MARINA TOWERS ASSOCIATES, L.P., etc., Plaintiff–Respondent, v. Edward Shanchien YU, Defendant–Appellant.

10335

Decided: November 14, 2019

Gische, J.P., Webber, Kern, Moulton, JJ. Catherine Yu, Brooklyn, for appellant. Kirschenbaum & Philips, P.C., Farmingdale (Ira R. Sitzer of counsel), for respondent.

Order, Supreme Court, New York County (Gerald Lebovits, J.), entered on or about November 26, 2018, which denied defendant's motion to compel discovery and for sanctions, and granted plaintiff's cross motion for summary judgment, unanimously affirmed, without costs.

The affidavit of the vice president of plaintiff's managing partner, which stated that the documents attached to his affidavit were kept in the ordinary course of plaintiff's business and explained that they were necessarily kept in connection with keeping track of charges and credits in that business, was sufficient to support their admissibility as business records (see CPLR 4518).

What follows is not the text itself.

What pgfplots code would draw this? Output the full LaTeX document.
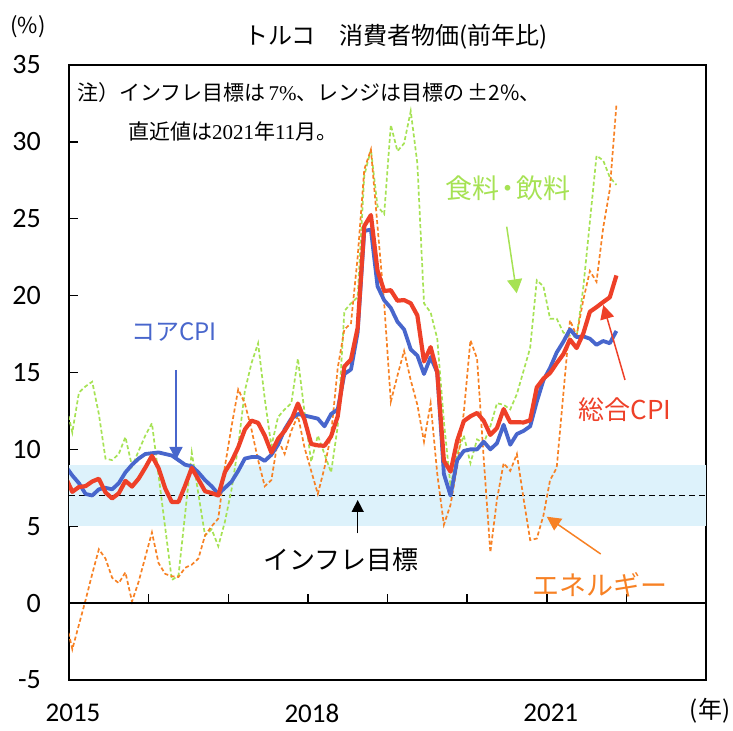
\documentclass[border=0pt]{standalone}
\usepackage{fontspec}
\setmainfont{Carlito}
\newfontfamily\cjk{Noto Sans CJK JP}
\newfontfamily\tms{Liberation Serif}
\usepackage{pgfplots}
\usepackage{pgfplotstable}
\pgfplotsset{compat=1.18}
\usetikzlibrary{arrows.meta}
\definecolor{cblue}{RGB}{72,102,204}
\definecolor{cred}{RGB}{238,64,40}
\definecolor{cgreen}{RGB}{166,226,84}
\definecolor{corange}{RGB}{247,129,36}
\definecolor{band}{RGB}{221,242,251}
\pgfplotstableread{
x cpi core food energy
-0.5 8.17 8.9 13.0 -1.1
0.5 7.24 8.3 11.1 -3.0
1.5 7.55 7.8 13.7 -1.4
2.5 7.61 7.1 14.1 0.2
3.5 7.91 7.0 14.4 1.9
4.5 8.09 7.4 12.3 3.5
5.5 7.20 7.5 9.4 2.9
6.5 6.81 7.4 9.3 1.65
7.5 7.14 7.8 9.7 1.3
8.5 7.95 8.5 10.8 2.0
9.5 7.58 9.0 8.9 0.1
10.5 8.10 9.4 9.9 1.4
11.5 8.81 9.7 10.9 3.0
12.5 9.58 9.75 11.7 4.6
13.5 8.78 9.8 8.3 2.6
14.5 7.46 9.7 4.9 1.9
15.5 6.57 9.6 1.5 1.75
16.5 6.58 9.3 1.8 1.7
17.5 7.64 9.0 5.8 2.3
18.5 8.79 8.9 9.8 2.5
19.5 8.05 8.5 7.1 2.9
20.5 7.28 8.0 4.4 4.4
21.5 7.16 7.6 4.8 5.0
22.5 7.00 7.1 3.7 5.5
23.5 8.53 7.5 5.3 8.9
24.5 9.22 7.9 7.4 11.5
25.5 10.13 8.6 10.2 13.9
26.5 11.29 9.4 13.8 13.0
27.5 11.87 9.5 15.6 11.3
28.5 11.72 9.5 16.9 9.3
29.5 10.90 9.25 13.3 7.6
30.5 9.79 9.65 10.2 8.0
31.5 10.68 10.3 12.1 10.65
32.5 11.20 11.3 12.6 9.7
33.5 11.90 12.0 13.0 11.2
34.5 12.98 12.3 15.9 12.2
35.5 11.92 12.2 12.4 10.1
36.5 10.35 12.1 9.2 8.6
37.5 10.26 12.0 10.9 7.1
38.5 10.23 11.5 9.7 8.8
39.5 10.85 12.3 8.5 11.0
40.5 12.15 12.6 11.5 15.3
41.5 15.39 14.9 19.0 17.8
42.5 15.85 15.2 19.5 18.2
43.5 17.90 17.6 19.9 22.5
44.5 24.52 24.2 27.8 28.2
45.5 25.24 24.3 29.5 29.5
46.5 21.62 20.6 25.8 24.5
47.5 20.30 19.7 25.3 19.5
48.5 20.35 19.2 31.1 13.1
49.5 19.67 18.3 29.4 14.8
50.5 19.71 17.8 29.9 16.4
51.5 19.50 16.5 32.0 14.5
52.5 18.71 16.1 28.6 12.9
53.5 15.72 14.9 19.5 10.5
54.5 16.65 16.0 18.9 13.0
55.5 15.01 15.0 17.2 8.4
56.5 9.26 8.4 11.8 5.1
57.5 8.55 7.0 7.6 6.4
58.5 10.56 9.3 9.7 8.9
59.5 11.84 9.9 10.9 12.4
60.5 12.15 10.0 9.1 17.1
61.5 12.37 10.0 10.65 15.9
62.5 11.86 10.5 10.4 9.4
63.5 10.94 10.0 11.5 3.3
64.5 11.39 10.4 13.0 6.75
65.5 12.62 11.6 12.9 9.1
66.5 11.76 10.3 12.6 8.6
67.5 11.77 11.0 13.6 9.7
68.5 11.75 11.2 15.1 6.8
69.5 11.89 11.5 16.6 4.1
70.5 14.03 13.1 21.0 4.2
71.5 14.60 14.5 20.6 5.7
72.5 14.97 15.3 18.5 8.0
73.5 15.61 16.3 18.5 8.8
74.5 16.19 17.0 17.6 13.6
75.5 17.14 17.8 17.4 18.4
76.5 16.59 17.3 17.3 17.4
77.5 17.53 17.35 20.5 19.7
78.5 18.95 17.2 24.8 21.6
79.5 19.25 16.8 29.1 20.9
80.5 19.58 17.05 28.8 24.4
81.5 19.89 16.9 27.7 26.9
82.5 21.31 17.7 27.2 32.4
}\data
\begin{document}
\begin{tikzpicture}[x=1bp,y=1bp]
\begin{axis}[
  scale only axis, width=637bp, height=615bp,
  at={(0,0)}, anchor=south west,
  xmin=0, xmax=96, ymin=-5, ymax=35,
  axis line style={line width=1.5bp},
  xtick={0,36,72}, xticklabels={2015,2018,2021},
  xtick style={draw=none},
  xticklabel style={font=\fontsize{27bp}{29bp}\selectfont, anchor=north, inner sep=0pt, yshift=-24bp, xshift=4bp},
  ytick={-5,0,...,35}, yticklabels={-5,0,5,10,15,20,25,30,35},
  ytick pos=left, tick align=inside, major tick length=9bp,
  ytick style={line width=1.5bp, black},
  yticklabel style={font=\fontsize{28bp}{30bp}\selectfont, anchor=east, inner sep=0pt, xshift=-28bp},
]
\fill[band] (axis cs:0,5) rectangle (axis cs:96,9);
\addplot[black, line width=1.2bp, dash pattern=on 6bp off 4bp] coordinates {(0,7) (96,7)};
\addplot[cgreen, line width=1.7bp, dash pattern=on 4bp off 2.5bp] table[x=x,y=food] {\data};
\addplot[corange, line width=1.7bp, dash pattern=on 4bp off 2.5bp] table[x=x,y=energy] {\data};
\addplot[cblue, line width=3.8bp, line join=round] table[x=x,y=core] {\data};
\addplot[cred, line width=4.2bp, line join=round] table[x=x,y=cpi] {\data};
\end{axis}
\begin{axis}[
  scale only axis, width=637bp, height=615bp,
  at={(0,0)}, anchor=south west,
  xmin=0, xmax=96, ymin=-5, ymax=35,
  axis x line=middle, axis y line=none,
  axis line style={-, line width=1.3bp},
  xtick={12,24,...,84}, xticklabels={},
  tick align=inside, major tick length=9bp,
  xtick style={line width=1.5bp, black},
]
\end{axis}
\node[font={\cjk\fontsize{24bp}{26bp}\selectfont}] at (327,643) {トルコ　消費者物価(前年比)};
\node[font={\cjk\fontsize{22bp}{26bp}\selectfont}] at (-41,653) {(\%)};
\node[font={\cjk\fontsize{24bp}{26bp}\selectfont}] at (641,-31) {(年)};
\node[anchor=base west, inner sep=0pt, font={\cjk\fontsize{21bp}{24bp}\selectfont}] at (8,579) {注）インフレ目標は\hspace{3bp}{\tms 7\%}、レンジは目標の\hspace{3bp}±2\%、};
\node[anchor=base west, inner sep=0pt, font={\cjk\fontsize{21bp}{24bp}\selectfont}] at (59,540) {直近値は{\tms 2021}年{\tms 11}月。};
\node[text=cblue, font={\cjk\fontsize{24bp}{26bp}\selectfont}] at (105,348) {コアCPI};
\node[text=cgreen, font={\cjk\fontsize{27bp}{30bp}\selectfont}] at (438.5,492) {食料\hspace{-5bp}・\hspace{-5bp}飲料};
\node[text=cred, font={\cjk\fontsize{26bp}{30bp}\selectfont}] at (556,270) {総合CPI};
\node[text=black, font={\cjk\fontsize{26bp}{30bp}\selectfont}] at (272,120) {インフレ目標};
\node[text=corange, font={\cjk\fontsize{27bp}{30bp}\selectfont}] at (531,95) {エネルギー};
\draw[cblue, line width=1.3bp, -{Triangle[length=13bp,width=13bp]}] (107,310) -- (107,220);
\draw[cgreen, line width=1.5bp, -{Triangle[length=14bp,width=15bp]}] (437.7,453.3) -- (447.7,386.7);
\draw[cred, line width=1.5bp, -{Triangle[length=14bp,width=14bp]}] (556,300) -- (534.3,375);
\draw[black, line width=1.5bp, -{Triangle[length=12bp,width=12bp]}] (288.7,146.7) -- (288.7,180);
\draw[corange, line width=1.5bp, -{Triangle[length=14bp,width=14bp]}] (531.7,126) -- (477.7,163.3);
\pgfresetboundingbox
\path (-69,-51) rectangle (664,680);
\end{tikzpicture}
\end{document}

The assignment of the lease by the original tenant/sub-landlord to plaintiff, and the subsequent lease between tenant-sub-landlord plaintiff and landlord Battery Park City Authority, were sufficient to demonstrate that plaintiff was a successor and/or assignee to the original tenant/sub-landlord (see Flamingo LLC v. Wendy's Old Fashioned Hamburgers of New York, Inc., 2013 WL 416050 [S.D. N.Y. Feb 4, 2013]).  Because, by its terms, the guaranty of the sublease provided by defendant inured to the benefit of the original sub-landlord's successors and assignees, it inured to plaintiff's benefit.

In any event, plaintiff had already obtained two judgments for breach of the lease against the subtenant, in Civil Court.  Defendant, who had personally guaranteed the sublease, was bound by those determinations (see APF 286 Mad LLC v. Chittur & Assoc. P.C., 132 A.D.3d 610, 20 N.Y.S.3d 4 [1st Dept. 2015], lv dismissed 27 N.Y.3d 952, 29 N.Y.S.3d 913, 49 N.E.3d 1207 [2016]).